The first sentence of section 4(b)(2) establishes standards for how an agency should view areas under consideration for designation (or inclusion). The second sentence, with the use of the word “may,” establishes a discretionary process by which the Secretary may exclude areas from designation, but does not set standards for when areas must be excluded from designation. See Bear Valley, 790 F.3d at 989–90, 2015 WL 3894308, at *9 ; see also Cape Hatteras Access Pres. Alliance v. U.S. Dep't of Interior, 731 F.Supp.2d 15, 28–29 (D.D.C.2010) (“[t]he plain reading of the statute fails to provide a standard by which to judge the [agency's] decision not to exclude an area from critical habitat”); Conservancy of Sw. Fla. v. U.S. Fish and Wildlife Serv., 677 F.3d 1073, 1084, n. 16 (11th Cir.2012) (finding that the use of the word “may” in another section of the ESA precludes the review of an agency's exercise of discretion). As the most recent proposed policy statement clarifying the regulations for implementing section 4(b)(2) explains: “the decision to exclude is always completely discretionary, as the Act states that the Secretaries ‘may’ exclude areas. In no circumstance is exclusion required under the second sentence of section 4(b)(2).” See Policy Regarding Implementation of Section 4(b)(2) of the Endangered Species Act, 79 Fed.Reg. 27,052, 27,054 (May 12, 2014).
Moreover, section 4(b)(2) does not preclude all judicial review of designation decisions. When deciding whether to designate, the agency must follow certain procedures, only the ultimate decision not to exclude a certain area from designation as critical habitat is committed to agency discretion. Here, NMFS adequately followed the first part of section 4(b)(2) in considering economic and other impacts and did not act in an arbitrary or capricious manner or otherwise abuse its discretion in excluding areas from critical habitat designation.

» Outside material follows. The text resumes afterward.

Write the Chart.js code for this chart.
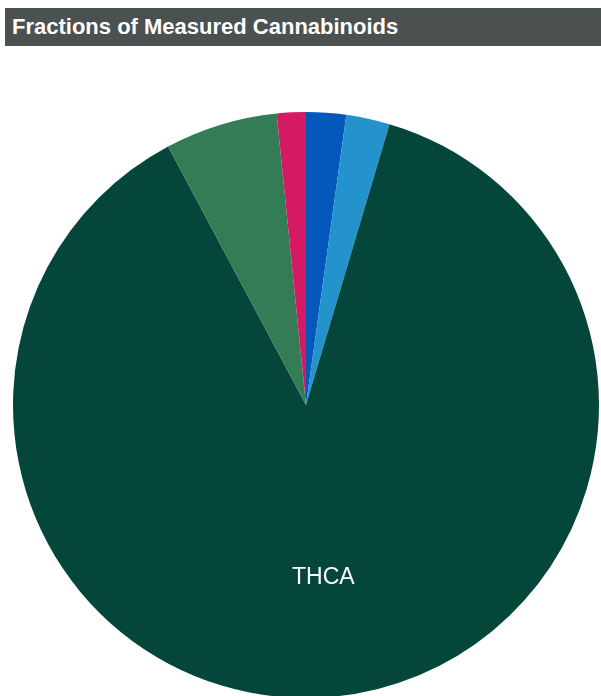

Because there is no basis under section 4(b)(2) for reviewing the decision not to exclude areas from designation, there is no basis for reviewing Appellants' claim that this decision was arbitrary and capricious.
III. Appellants' NEPA Claim Fails as a Matter of Law
Finally, Plaintiffs–Appellants appeal the district court's dismissal of their claim under section 702 of the APA, which alleged that NMFS failed to follow NEPA by preparing either an Environmental Assessment or an Environmental Impact Statement (“EIS”) in connection with the 2009 final rule. If a proposed federal action will significantly affect “the quality of the human environment,” NEPA generally requires the agency to provide an EIS. 42 U.S.C. § 4332(C).
This contention is foreclosed by the law of this circuit as well. We have expressly held that NEPA does not apply to critical habitat designations. See Bear Valley, 790 F.3d at 994–95, 2015 WL 3894308, at *14 ; Douglas Cnty. v. Babbitt, 48 F.3d 1495, 1501–08 (9th Cir.1995) (explaining that critical habitat designations are not subject to NEPA because: (1) the ESA displaced the procedural requirements of NEPA with respect to critical habitat designation; (2) NEPA does not apply to actions that do not alter the physical environment; and (3) critical habitat designation serves the purposes of NEPA by protecting the environment from harm due to human impacts); see also Drakes Bay Oyster Co. v. Jewell, 747 F.3d 1073, 1090 (9th Cir.2014) (“The Secretary's ... designation under the ESA, ‘protects the environment from exactly the kind of human impacts that NEPA is designed to foreclose.’ ”) (quoting Douglas Cnty., 48 F.3d at 1507 ). Accordingly, we affirm the district court's decision granting summary judgment in favor of Appellees on the NEPA claim.
For the foregoing reasons, we AFFIRM the judgment of the district court.